Sharpe Ratio- confused about time dependancy and standard deviation

In the CFAI book it says that Sharpe ratio is time dependent- overall Sharpe ratio increases proportionally with the square root of time, so an annual Sharpe will be square root of 12 times bigger than a monthly Sharpe ratio.

However in the 2017 past exam paper it says that st dev increases when you increase the reporting from let’s say monthly to quarterly. Wouldn’t this decrease the Sharpe ratio and doesn’t this contradict the first sentence above?

Thanks in advance.

you have a monthly standard deviation of 1% . .

now think is your annual standard deviation (on average) going to be closer to 12% or is it going to be < 1% ?

sharpe ratio is a product of return/risk

assume rf is 1% monthly or 3% quarterly (in reality;the quarterly rate is 1.01^3 -1 or 3.03%)

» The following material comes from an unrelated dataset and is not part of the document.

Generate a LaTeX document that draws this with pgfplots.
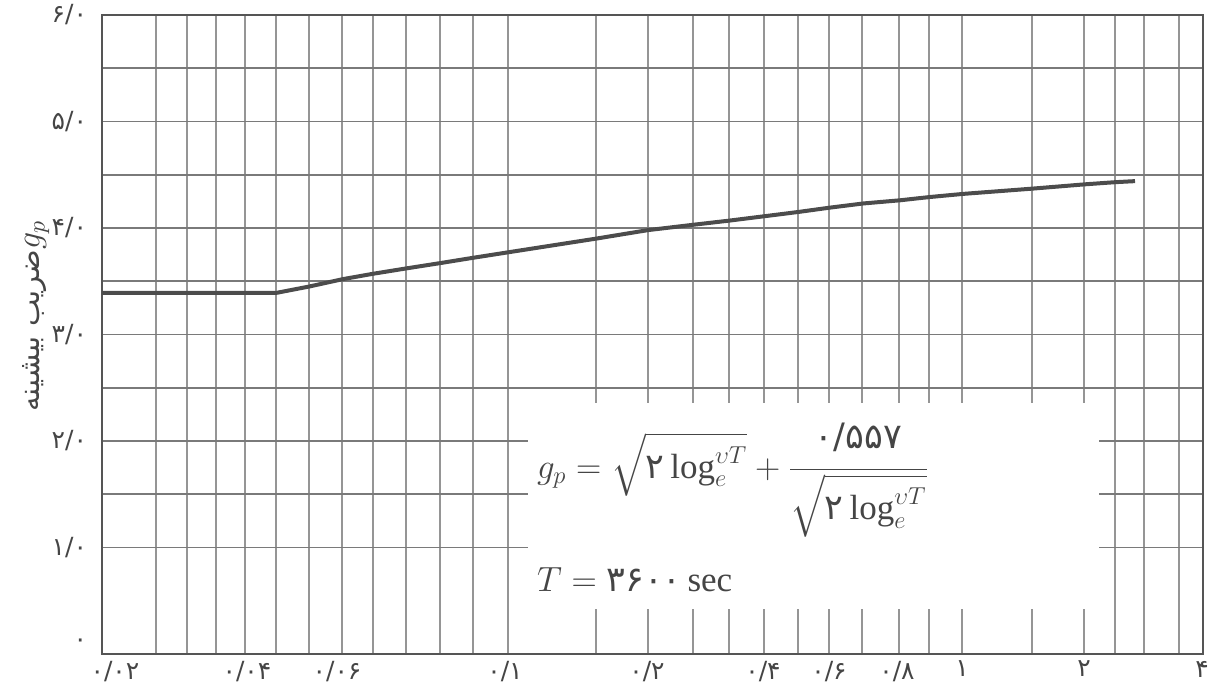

assume your portfolio performs at 2% monthly or 6% quarterly (in reality, the quarterly rate is 1.02^3-1 or 6.12%)

assume monthly std dev of portfolio is 1%, the quarterly std dev is going to be 3^0.5*1 or roughly 1.7%

now let’s count the monthly and quarterly sharpe ratio:

monthly: 2-1/1 = 1

quarterly: 6.12-3.03/1.7 = 1.8

even using the simple compounded return numbers: 6-3/1.7 = 1.76

look at the calculations, as time frame increases, std deviation increases by a factor of square root while returns increases by an exponential factor!

yes, std deviation (the denominator) increases as time frame increases, but return (the numerator) also increases almost always higher than std deviation does in the same time frame choice.